PS Issue?

After no use for a couple of weeks I turn on my PC and it acts like normal boot up and then shuts down. Initially screen lit up, but after several shut downs I got nothing. Left it unpluged for a day and now when I turn on the PC on/off switch the PS seems to come on, and without pushing the power button. It runs steadily, doesn't shut down, but no boot up. Nothing on screen.
Does this sound like a Power Supply taking a dump?
 
Depending on the details (did it POST?, were there 'beeps'?, fans all spin?, what did appear on screen?, etc), it could be that the PSU can no longer provide a 'power good' signal due to some issue in the PSU. Other candidates for issue are HDD is failing, Windows 10 has taken control for an update, corruption of boot record or critical drivers... and probably 6 other things I can't imagine at the moment.

I keep an extra power supply so I can swap a suspect one out. I turn off sleep & hibernate and let the machine sit while 'on' for hours and hours to allow Windows 'update' if there is any sign of HDD activity. I boot from flash USB media to see if HDD is kaput. I start in safe mode to see if drivers are messed up. I remove connection to power button and briefly connect "power on" to see if power switch is broken.
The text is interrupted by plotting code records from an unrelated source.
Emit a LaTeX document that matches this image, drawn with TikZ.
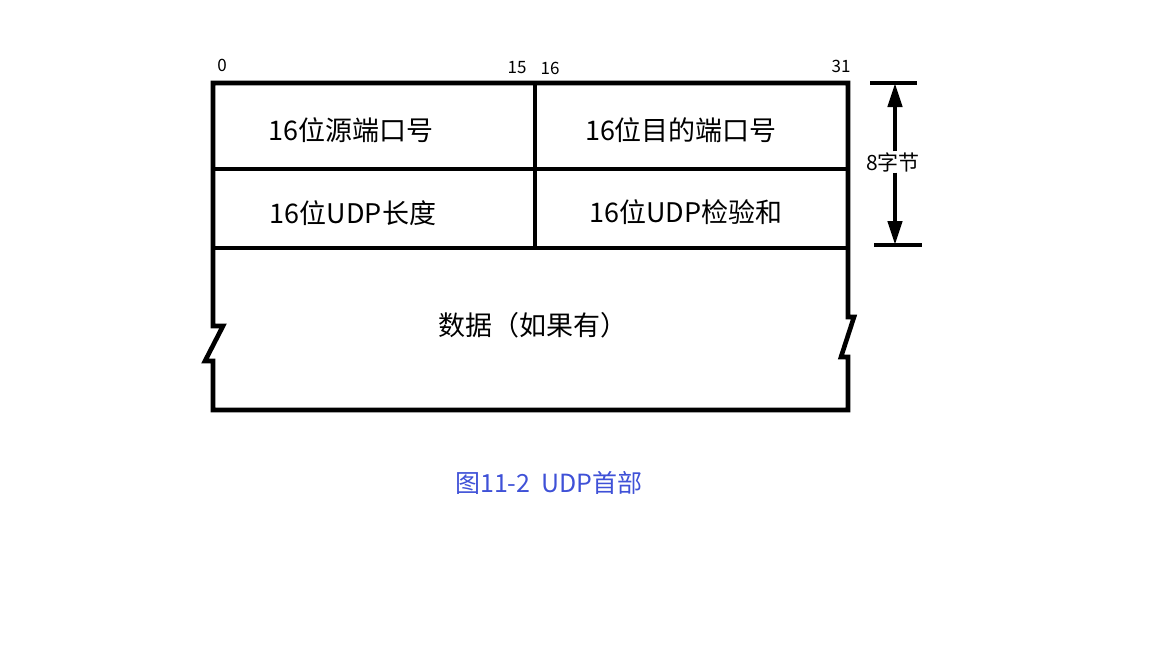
\documentclass[tikz,border=0pt]{standalone}
\usepackage{fontspec}
\setmainfont{Noto Sans CJK SC}
\usepackage{xcolor}
\definecolor{capblue}{HTML}{3F51D7}
\usetikzlibrary{arrows.meta}

\begin{document}
\begin{tikzpicture}[x=1pt,y=-1pt,every node/.style={inner sep=1,outer sep=0},
    field/.style={font=\fontsize{27}{32}\selectfont},
    bitno/.style={font=\fontsize{17}{20}\selectfont},
    frame/.style={line width=4.6pt},
    span/.style={line width=4.4pt,-{Triangle[length=24pt,width=14pt]}}]
    \useasboundingbox (0,0) rectangle (1152,648);

    % header frame, broken at both sides of the data part
    \draw[frame,line join=miter] (213,83) -- (848,83) -- (848,317) -- (854,317) -- (841,357)
      -- (848,357) -- (848,410) -- (213,410) -- (213,361) -- (205,361) -- (223,326)
      -- (213,326) -- cycle;
    \draw[frame] (213,169) -- (848,169);
    \draw[frame] (213,248) -- (848,248);
    \draw[frame] (535,83) -- (535,248);

    % bit numbers
    \node(b0)[bitno] at (222,65) {0};
    \node(b15)[bitno] at (517,68) {15};
    \node(b16)[bitno] at (550,68) {16};
    \node(b31)[bitno] at (841,66) {31};

    \node(src)[field] at (351,130) {16位源端口号};
    \node(dst)[field] at (681,130) {16位目的端口号};
    \node(len)[field] at (353,213) {16位UDP长度};
    \node(sum)[field] at (686,212) {16位UDP检验和};
    \node(data)[field] at (533,325) {数据（如果有）};

    % 8 bytes
    \draw[frame] (870,83) -- (917,83);
    \draw[frame] (874,245) -- (922,245);
    \coordinate(top) at (895,83);
    \coordinate(bot) at (895,245);
    \node(size)[font=\fontsize{21}{25}\selectfont] at (893,162) {8字节};
    \draw[span] (size.north -| top) -- (top);
    \draw[span] (size.south -| bot) -- (bot);

    \node(cap)[font=\fontsize{25}{30}\selectfont,text=capblue] at (549,483) {图11-2\ \ UDP首部};
\end{tikzpicture}
\end{document}
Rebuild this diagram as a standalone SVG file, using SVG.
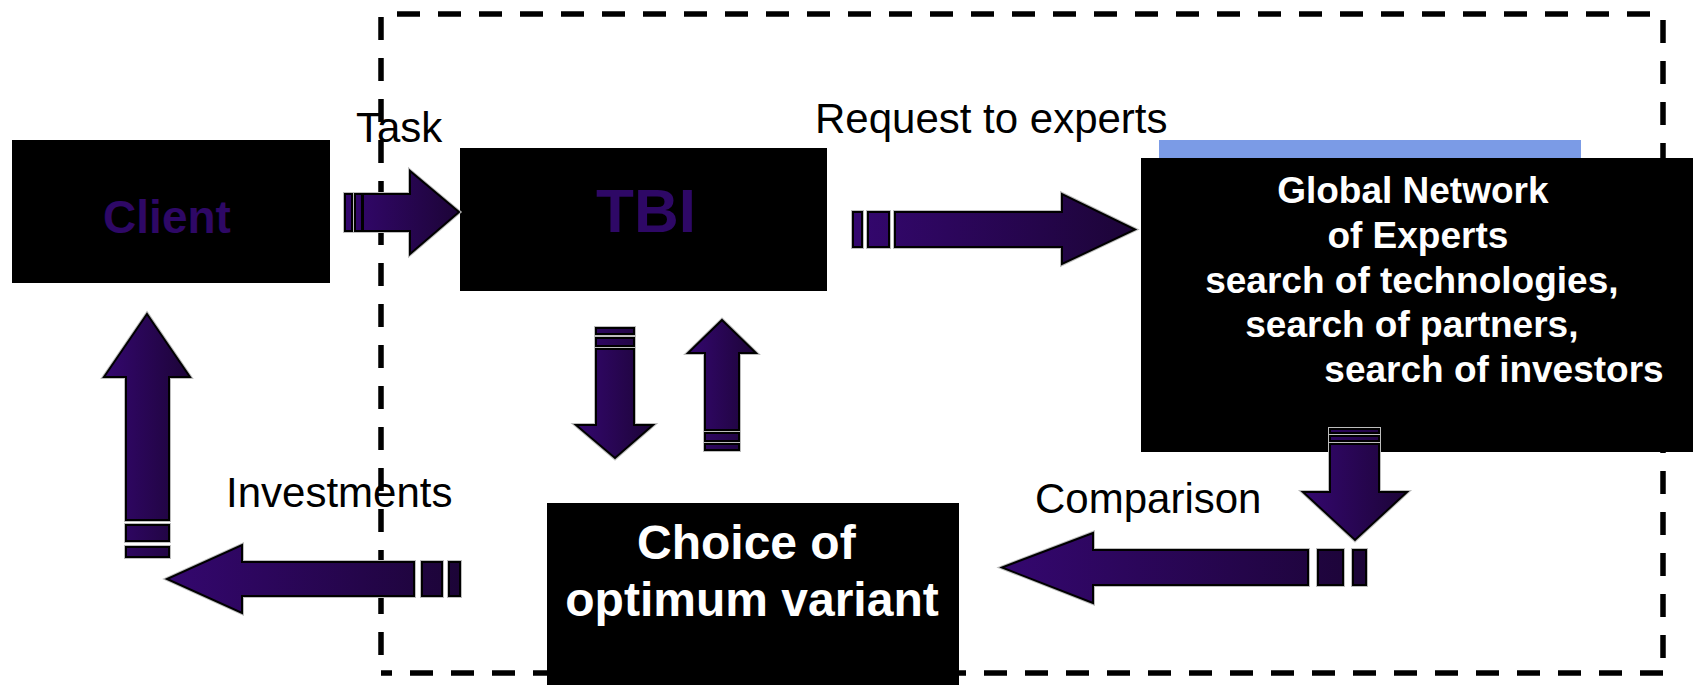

Others may offer better ideas. Better detail might narrow possibilities.
 
Hi and many thanks for sharing. Nothing comes up on screen now. The PS fan does fire up when the PS switch is turned on and all other fans run. Pushing the start button has no effect. This built for me PC never had a speaker hooked up so can't respond to beeps. Nothing comes up on screen. System is Win7.

Should I next try and measure PS voltage out put? If so is there any thing specific I should look for to determine if PS is bad?
 
OK I checked PS voltages and I get #9 [should be +5V] standby reading 11.56V.
1&2=3.5V
4&6=5.3V
10&11=12V
12=3.5V
13=3.48V
14=11.66V
21,22,23=5.3V

Is #9 the probable issue?
 
+5v Standby should be 5v, but there is a chance that you got a false measurement.

You could take the 'exhaustive' route [ https://www.wikihow.com/Check-a-Power-Supply ], but it might be cheaper easier to just borrow or buy another PSU. No poking around inside the PSU unless you are a trained tech - capacitors hold enough power to take you out.

Your motherboard should have 2 pins for internal speaker - check manual - they cost about $1 each.